## Directions
As an exercise in exact copying, transcribe the lines below from the one holding "Clone this chart in Chart.js." through the last, with both ends included and pictures left out.

Charts and diagrams as code
<<<<
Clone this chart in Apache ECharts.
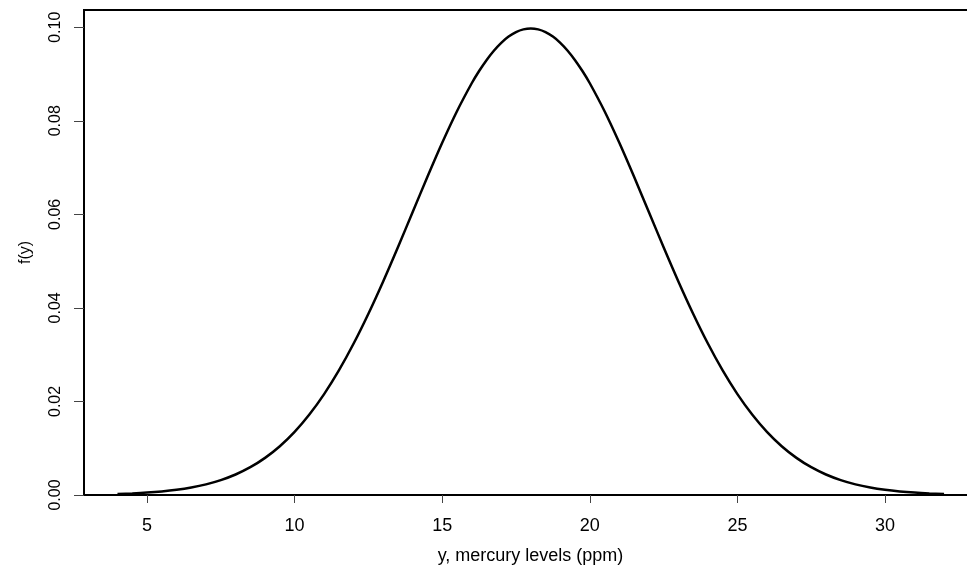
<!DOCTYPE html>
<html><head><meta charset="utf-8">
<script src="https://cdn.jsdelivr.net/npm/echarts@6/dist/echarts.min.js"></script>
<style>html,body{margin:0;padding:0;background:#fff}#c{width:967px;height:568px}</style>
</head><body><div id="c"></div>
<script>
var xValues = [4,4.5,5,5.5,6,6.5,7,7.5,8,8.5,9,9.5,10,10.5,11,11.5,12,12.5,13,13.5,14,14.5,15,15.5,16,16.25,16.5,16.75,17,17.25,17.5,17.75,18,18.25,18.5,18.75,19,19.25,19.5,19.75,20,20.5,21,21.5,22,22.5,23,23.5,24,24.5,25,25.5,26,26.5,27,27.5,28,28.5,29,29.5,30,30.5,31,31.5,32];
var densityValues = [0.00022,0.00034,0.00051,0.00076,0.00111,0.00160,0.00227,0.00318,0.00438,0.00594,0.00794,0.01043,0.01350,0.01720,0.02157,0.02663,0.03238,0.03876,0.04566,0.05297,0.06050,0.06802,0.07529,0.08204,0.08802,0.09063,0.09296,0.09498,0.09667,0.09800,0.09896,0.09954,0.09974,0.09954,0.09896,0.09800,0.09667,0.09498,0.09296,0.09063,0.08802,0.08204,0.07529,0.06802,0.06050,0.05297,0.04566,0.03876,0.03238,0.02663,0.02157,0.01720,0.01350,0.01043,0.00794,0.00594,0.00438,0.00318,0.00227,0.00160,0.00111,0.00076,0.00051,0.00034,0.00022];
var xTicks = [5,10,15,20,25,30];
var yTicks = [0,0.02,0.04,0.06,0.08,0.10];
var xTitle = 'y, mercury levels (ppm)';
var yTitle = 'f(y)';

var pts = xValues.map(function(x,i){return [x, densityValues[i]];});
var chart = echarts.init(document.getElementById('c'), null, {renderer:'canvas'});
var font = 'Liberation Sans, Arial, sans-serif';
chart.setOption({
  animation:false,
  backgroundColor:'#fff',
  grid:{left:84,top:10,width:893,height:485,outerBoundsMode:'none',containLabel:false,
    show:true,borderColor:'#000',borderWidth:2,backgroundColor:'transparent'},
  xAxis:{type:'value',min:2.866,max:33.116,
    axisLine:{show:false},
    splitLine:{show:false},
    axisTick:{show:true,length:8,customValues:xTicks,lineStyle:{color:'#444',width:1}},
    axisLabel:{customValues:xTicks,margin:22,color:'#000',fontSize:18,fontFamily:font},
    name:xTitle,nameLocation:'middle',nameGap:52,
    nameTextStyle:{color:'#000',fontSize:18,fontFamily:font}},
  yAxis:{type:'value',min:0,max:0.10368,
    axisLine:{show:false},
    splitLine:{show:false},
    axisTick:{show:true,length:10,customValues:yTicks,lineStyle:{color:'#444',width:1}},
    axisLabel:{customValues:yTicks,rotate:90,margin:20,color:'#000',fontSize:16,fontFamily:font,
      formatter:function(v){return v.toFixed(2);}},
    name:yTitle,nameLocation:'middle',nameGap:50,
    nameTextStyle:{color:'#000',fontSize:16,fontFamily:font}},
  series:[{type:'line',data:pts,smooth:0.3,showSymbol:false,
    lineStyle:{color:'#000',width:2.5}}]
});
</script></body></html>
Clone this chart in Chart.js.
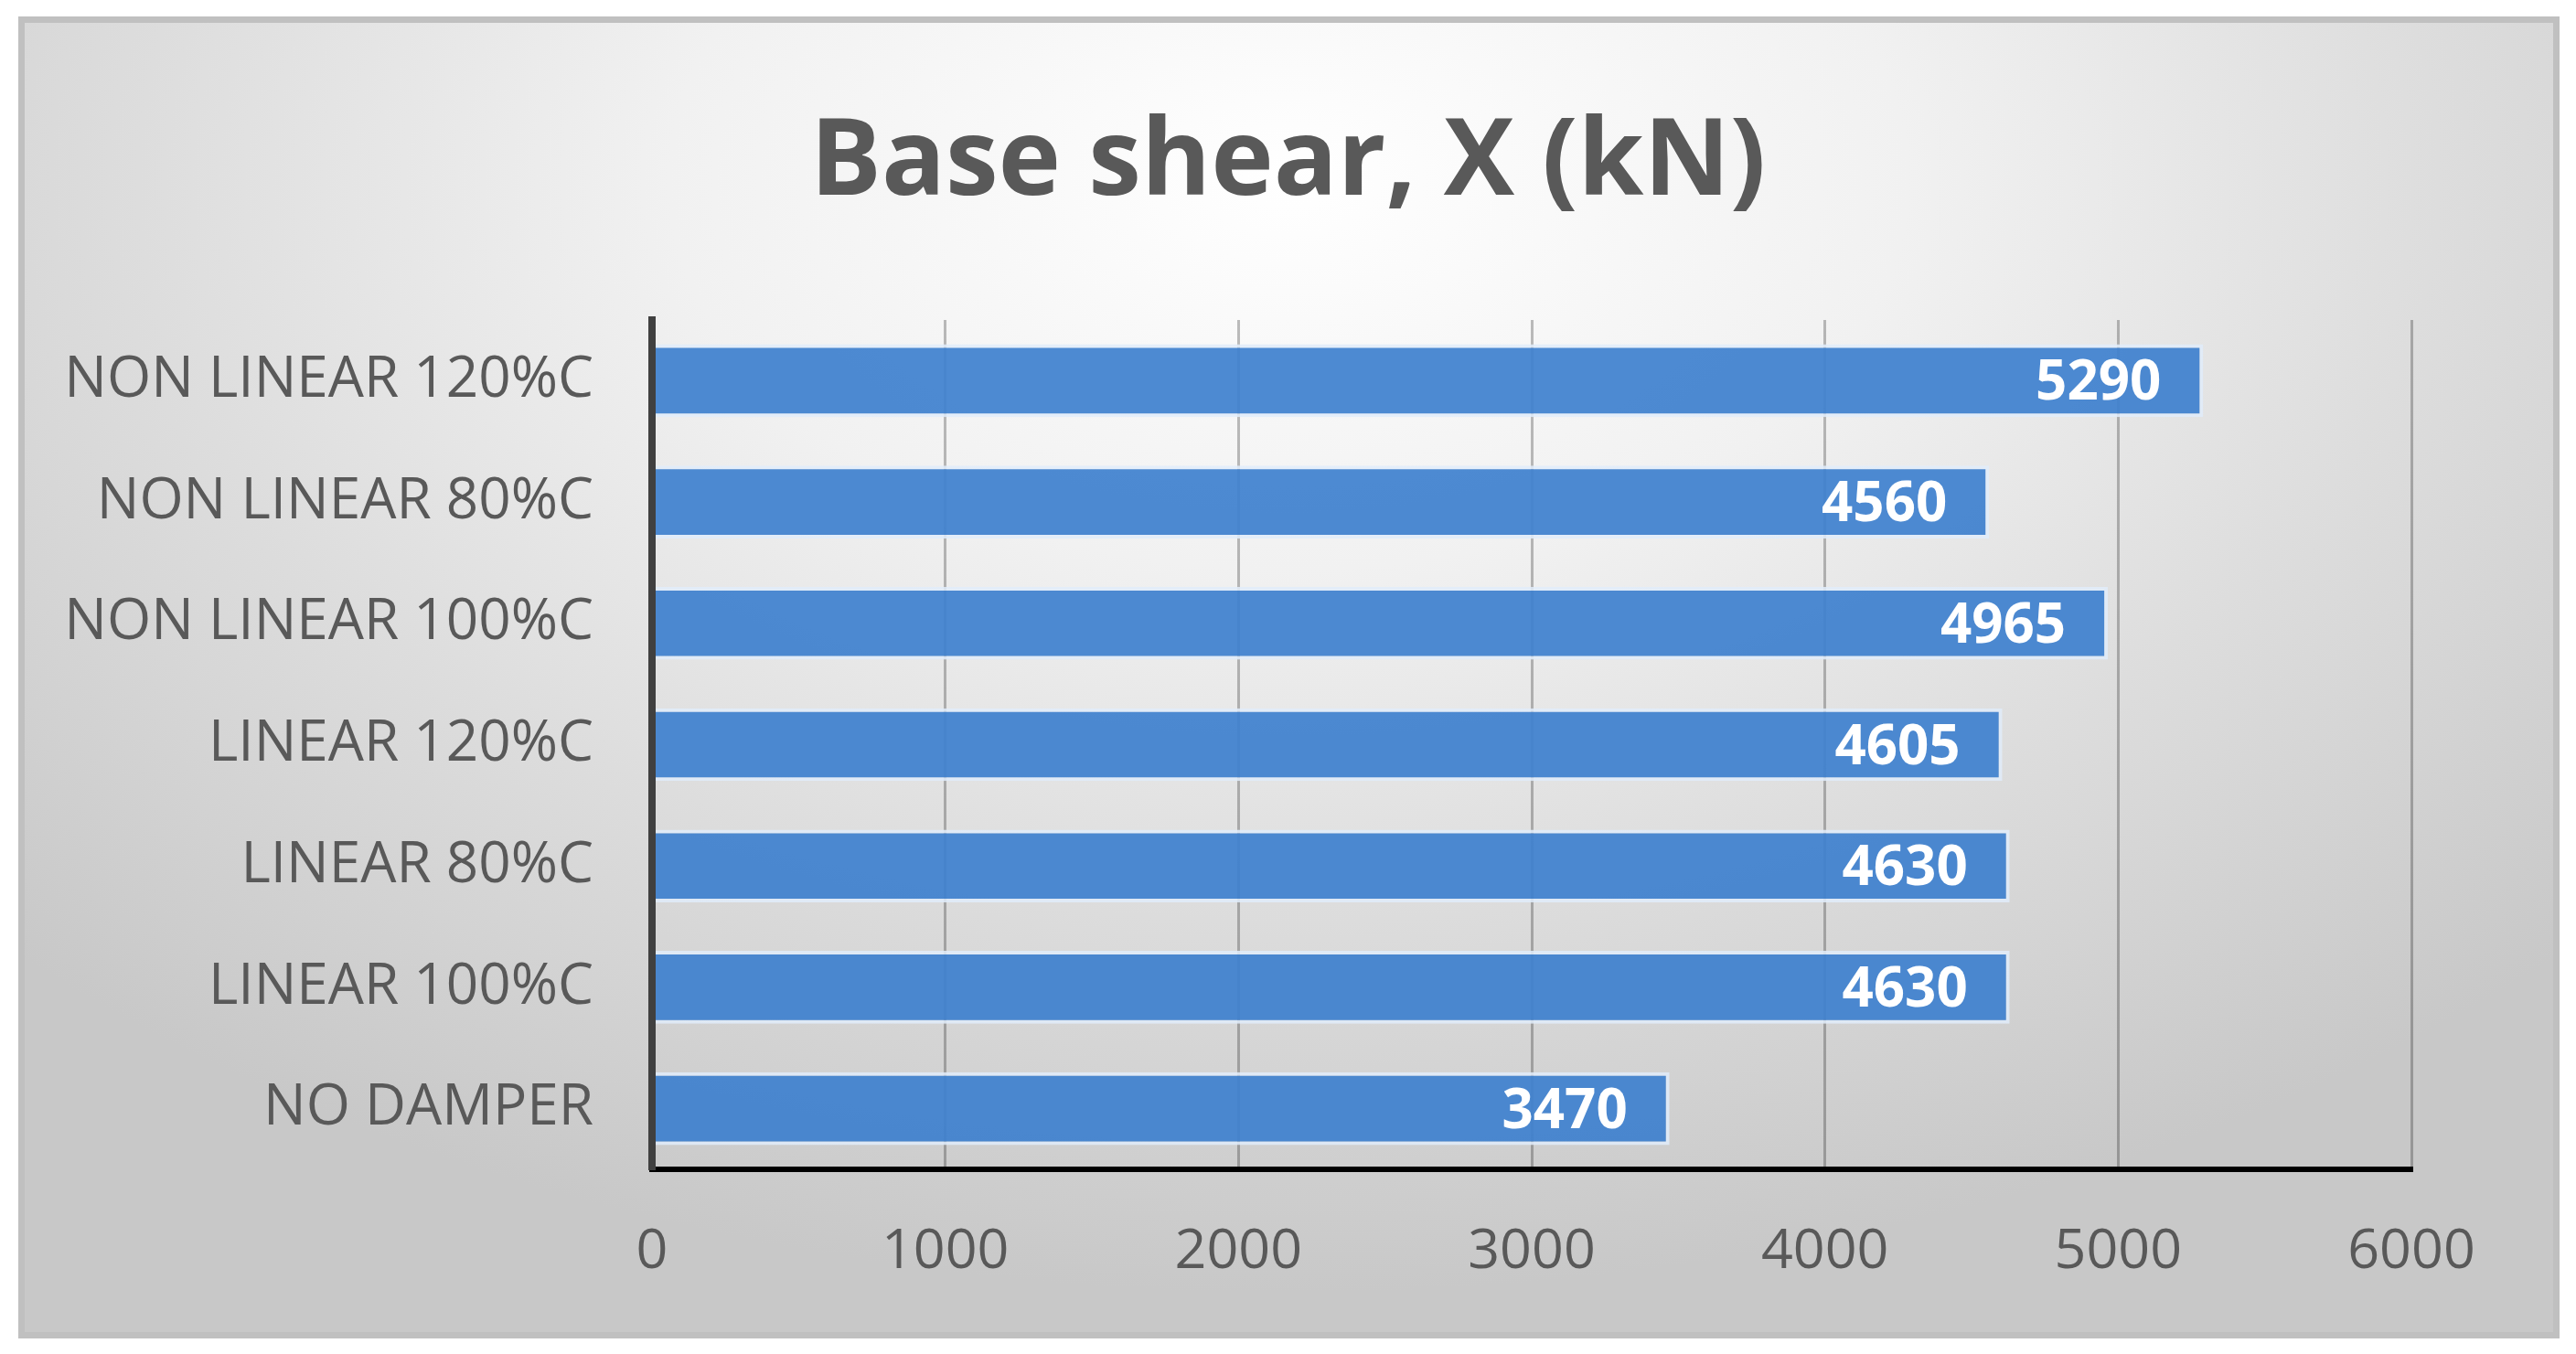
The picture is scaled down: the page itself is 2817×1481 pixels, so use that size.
>>>>
## Correct output
Clone this chart in Chart.js.
The picture is scaled down: the page itself is 2817×1481 pixels, so use that size.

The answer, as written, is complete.